The catch is that he will need to place Church's operative, Chinese tech expert Maggie (Yu Nan), on his team. Since the Expendables are an all-male crew, the addition of a woman almost immediately throws group dynamics out of kilter. Their assignment is to retrieve an undisclosed item from a high-tech electronic safe aboard a downed plane that has crashed in Albania. Although new team member and Afghanistan vet Billy (Liam Hemsworth), an expert sniper, reluctantly tells Barney that this is his last outing, the rest of the Expendables relish another mission, including second-in-command Lee Christmas (Jason Statham) and team members Gunner Jensen (Dolph Lundgren), Toll Road (Randy Couture) and Hale Caesar (Terry Crews).
As soon as Maggie has decoded the safe aboard the crashed plane and extracted the contents, the Expendables are ambushed by an Eastern European crime cartel led by the sadistic Vilain (Jean-Claude Van Damme), who forces Barney to turn over the device from the safe and then kills a key team member. Maggie later reveals that the item stolen by Vilain is a miniature computer containing the location of a five-ton cache of plutonium that the Russians stashed in an abandoned mine during the Cold War.
Motivated as much by revenge as their realigned mission to prevent Vilain from selling the weapons-grade nuclear material to a list of willing buyers, the Expendables take off in pursuit of their adversaries, with Barney's directive uppermost in their minds: "Track them, find them, kill them."

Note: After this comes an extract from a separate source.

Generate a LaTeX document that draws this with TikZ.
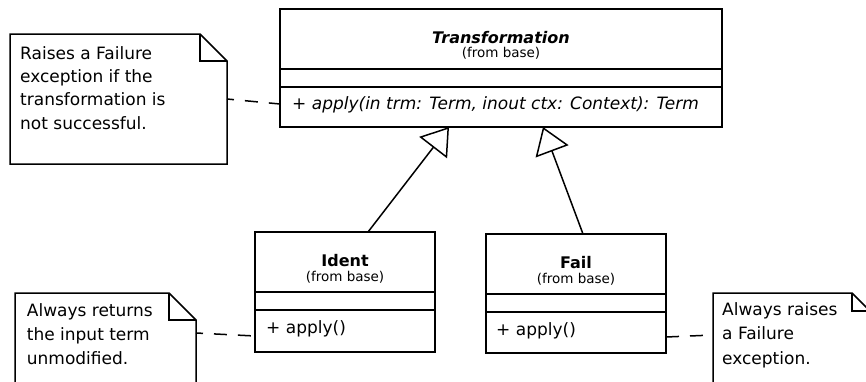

While most of the original film's action transpired in Latin America, "Expendables 2" relocates to Bulgaria, which offers appropriately expansive vistas and credible locations for the Eastern European settings. Taking over directing duties from Stallone, Simon West preserves the hard-boiled action and wisecracking cast dynamics of the original, channeling some of the B-movie tonal elements he might have picked up directing "Con Air." Managing the complexity of stunts, aircraft and vehicle pileups and frequent shootouts that comprise the majority of the running time is a major challenge that West executes with elan, even adding unexpected grace notes to some otherwise routine scenes.
Working with a fairly routine action-adventure scenario, the filmmakers can leave the cast to adequately fill out their roles. Since many of the leads have well-known personas from past films and franchises, performances are a blend of action-hero impassivity and send-ups of familiar characters.
Stallone anchors the cast with a sometimes-nuanced interpretation of Barney's mix of personal and professional demons and plays it straight as a foil to Statham's put-upon sidekick.
A late scene with Van Damme's suitably sadistic villain shows that Stallone's still got the charisma to carry an intimately staged fight sequence. Lundgren gets great comic mileage out of Gunner's lunkheaded character, while Couture and Crews hold down the stalwart combat-veterans' shtick.
And while he's every bit as creaky as the other vets his age, relying more on very large weapons and cutting humor than unarmed combat, Schwarzenegger still can steal a scene, particularly in the final set piece where he's paired with Willis, who relies more on smirking threats than decisive action until the final reel.